* _What to produce_: Pick out every line holding the string "this" and copy it.

* _Records supplied_:
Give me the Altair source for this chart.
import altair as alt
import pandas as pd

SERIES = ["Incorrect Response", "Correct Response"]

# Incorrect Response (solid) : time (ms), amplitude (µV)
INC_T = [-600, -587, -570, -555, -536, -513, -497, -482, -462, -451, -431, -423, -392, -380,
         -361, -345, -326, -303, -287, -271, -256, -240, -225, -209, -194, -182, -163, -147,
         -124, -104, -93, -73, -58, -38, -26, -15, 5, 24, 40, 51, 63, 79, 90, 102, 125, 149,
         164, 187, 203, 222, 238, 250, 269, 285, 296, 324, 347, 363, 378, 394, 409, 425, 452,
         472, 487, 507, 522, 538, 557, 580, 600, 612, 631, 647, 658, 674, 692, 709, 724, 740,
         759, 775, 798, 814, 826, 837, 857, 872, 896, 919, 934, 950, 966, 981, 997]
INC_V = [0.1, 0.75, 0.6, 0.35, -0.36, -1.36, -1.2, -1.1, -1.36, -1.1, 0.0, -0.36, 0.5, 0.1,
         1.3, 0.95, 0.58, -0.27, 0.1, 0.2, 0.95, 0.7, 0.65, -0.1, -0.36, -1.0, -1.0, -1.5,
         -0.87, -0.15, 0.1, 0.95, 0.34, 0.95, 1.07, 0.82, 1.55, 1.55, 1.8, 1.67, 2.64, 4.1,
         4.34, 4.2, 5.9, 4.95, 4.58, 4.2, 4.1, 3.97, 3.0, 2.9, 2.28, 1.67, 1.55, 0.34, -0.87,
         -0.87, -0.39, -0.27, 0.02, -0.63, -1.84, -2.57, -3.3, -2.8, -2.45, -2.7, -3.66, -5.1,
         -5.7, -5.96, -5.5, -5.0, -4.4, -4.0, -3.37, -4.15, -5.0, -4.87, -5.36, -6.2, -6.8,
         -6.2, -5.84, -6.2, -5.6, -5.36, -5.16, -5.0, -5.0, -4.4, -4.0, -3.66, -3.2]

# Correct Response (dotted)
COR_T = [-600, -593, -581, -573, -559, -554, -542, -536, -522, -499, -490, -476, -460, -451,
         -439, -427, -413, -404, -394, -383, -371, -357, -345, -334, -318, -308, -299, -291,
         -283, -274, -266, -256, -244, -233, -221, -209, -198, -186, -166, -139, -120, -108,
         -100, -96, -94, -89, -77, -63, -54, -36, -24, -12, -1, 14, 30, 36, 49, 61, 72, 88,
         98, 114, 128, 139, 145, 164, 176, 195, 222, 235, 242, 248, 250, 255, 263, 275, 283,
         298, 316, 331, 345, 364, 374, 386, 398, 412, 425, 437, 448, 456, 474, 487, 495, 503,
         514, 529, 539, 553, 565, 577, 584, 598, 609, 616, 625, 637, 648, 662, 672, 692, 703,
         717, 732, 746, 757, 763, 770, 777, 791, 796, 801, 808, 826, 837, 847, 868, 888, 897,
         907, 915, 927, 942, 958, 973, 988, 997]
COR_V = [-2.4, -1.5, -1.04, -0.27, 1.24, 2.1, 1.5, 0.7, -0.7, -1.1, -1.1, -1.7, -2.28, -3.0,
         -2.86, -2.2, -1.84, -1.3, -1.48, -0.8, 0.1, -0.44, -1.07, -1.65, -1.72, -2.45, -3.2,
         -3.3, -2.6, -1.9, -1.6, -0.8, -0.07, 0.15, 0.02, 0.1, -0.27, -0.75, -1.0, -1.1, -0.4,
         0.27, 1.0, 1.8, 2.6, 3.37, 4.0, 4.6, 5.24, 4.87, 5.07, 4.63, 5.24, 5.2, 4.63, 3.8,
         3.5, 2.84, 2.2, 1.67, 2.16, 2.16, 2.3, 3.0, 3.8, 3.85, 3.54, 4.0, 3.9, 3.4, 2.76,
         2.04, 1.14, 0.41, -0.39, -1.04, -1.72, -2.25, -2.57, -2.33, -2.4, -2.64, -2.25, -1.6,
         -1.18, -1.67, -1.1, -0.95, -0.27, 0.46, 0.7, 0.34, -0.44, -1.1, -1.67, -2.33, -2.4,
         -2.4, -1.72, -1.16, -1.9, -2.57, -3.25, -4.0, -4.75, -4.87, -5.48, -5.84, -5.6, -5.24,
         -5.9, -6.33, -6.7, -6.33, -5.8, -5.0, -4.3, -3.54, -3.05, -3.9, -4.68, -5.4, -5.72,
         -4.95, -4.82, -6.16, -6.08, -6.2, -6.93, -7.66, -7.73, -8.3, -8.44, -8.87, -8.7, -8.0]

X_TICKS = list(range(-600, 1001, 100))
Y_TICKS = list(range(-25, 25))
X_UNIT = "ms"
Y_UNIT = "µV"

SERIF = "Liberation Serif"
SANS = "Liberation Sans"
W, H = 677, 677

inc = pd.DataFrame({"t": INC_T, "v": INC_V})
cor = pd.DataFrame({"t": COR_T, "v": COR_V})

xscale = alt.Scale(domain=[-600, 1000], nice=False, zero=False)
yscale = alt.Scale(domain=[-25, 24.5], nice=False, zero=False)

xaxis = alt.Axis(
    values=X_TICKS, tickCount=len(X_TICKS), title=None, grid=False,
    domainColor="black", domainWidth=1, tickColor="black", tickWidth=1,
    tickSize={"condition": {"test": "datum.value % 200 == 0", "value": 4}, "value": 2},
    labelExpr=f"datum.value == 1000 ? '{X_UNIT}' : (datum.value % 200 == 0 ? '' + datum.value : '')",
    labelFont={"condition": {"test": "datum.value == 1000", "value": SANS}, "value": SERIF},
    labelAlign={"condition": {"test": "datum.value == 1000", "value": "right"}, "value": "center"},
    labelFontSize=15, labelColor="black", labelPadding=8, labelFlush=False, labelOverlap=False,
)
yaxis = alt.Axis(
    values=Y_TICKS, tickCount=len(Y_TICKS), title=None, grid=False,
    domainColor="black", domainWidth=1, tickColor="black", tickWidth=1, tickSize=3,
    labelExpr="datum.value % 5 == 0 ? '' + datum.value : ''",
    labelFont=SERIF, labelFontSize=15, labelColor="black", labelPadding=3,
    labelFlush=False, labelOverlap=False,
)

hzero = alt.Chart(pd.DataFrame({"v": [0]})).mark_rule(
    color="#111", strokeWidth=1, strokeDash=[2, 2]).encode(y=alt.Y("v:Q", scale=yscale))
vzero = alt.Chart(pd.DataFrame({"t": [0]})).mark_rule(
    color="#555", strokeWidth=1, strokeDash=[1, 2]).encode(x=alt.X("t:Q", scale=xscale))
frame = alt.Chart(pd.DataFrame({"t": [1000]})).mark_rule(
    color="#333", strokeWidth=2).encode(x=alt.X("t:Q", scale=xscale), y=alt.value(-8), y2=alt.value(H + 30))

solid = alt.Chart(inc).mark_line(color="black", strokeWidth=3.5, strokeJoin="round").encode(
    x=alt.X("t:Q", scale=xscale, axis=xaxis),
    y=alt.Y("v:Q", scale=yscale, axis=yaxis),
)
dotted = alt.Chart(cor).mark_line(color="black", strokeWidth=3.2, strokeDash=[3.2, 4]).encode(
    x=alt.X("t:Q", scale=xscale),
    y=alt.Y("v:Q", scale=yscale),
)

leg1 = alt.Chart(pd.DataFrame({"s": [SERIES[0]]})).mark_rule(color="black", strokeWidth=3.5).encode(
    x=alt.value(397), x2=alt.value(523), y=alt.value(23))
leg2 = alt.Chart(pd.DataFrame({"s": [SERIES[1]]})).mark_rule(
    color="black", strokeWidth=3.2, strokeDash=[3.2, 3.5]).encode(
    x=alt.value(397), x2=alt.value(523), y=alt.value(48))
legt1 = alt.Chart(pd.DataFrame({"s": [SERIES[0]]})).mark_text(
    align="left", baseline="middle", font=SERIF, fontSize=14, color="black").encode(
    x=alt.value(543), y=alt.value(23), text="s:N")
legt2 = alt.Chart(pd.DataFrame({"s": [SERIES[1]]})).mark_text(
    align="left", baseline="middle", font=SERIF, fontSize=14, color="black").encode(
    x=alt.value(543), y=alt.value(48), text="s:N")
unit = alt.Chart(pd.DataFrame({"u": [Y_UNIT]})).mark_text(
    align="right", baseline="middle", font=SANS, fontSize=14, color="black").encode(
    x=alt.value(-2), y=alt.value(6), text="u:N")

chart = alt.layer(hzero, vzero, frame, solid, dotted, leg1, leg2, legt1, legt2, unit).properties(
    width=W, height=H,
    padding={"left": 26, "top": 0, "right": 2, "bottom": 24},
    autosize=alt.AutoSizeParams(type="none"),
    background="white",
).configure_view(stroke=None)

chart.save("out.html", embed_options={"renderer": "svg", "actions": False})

...

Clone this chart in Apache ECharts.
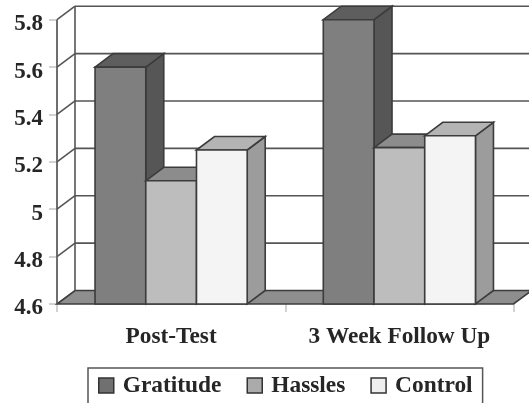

* _Task output_:
Give me the Altair source for this chart.
Clone this chart in Apache ECharts.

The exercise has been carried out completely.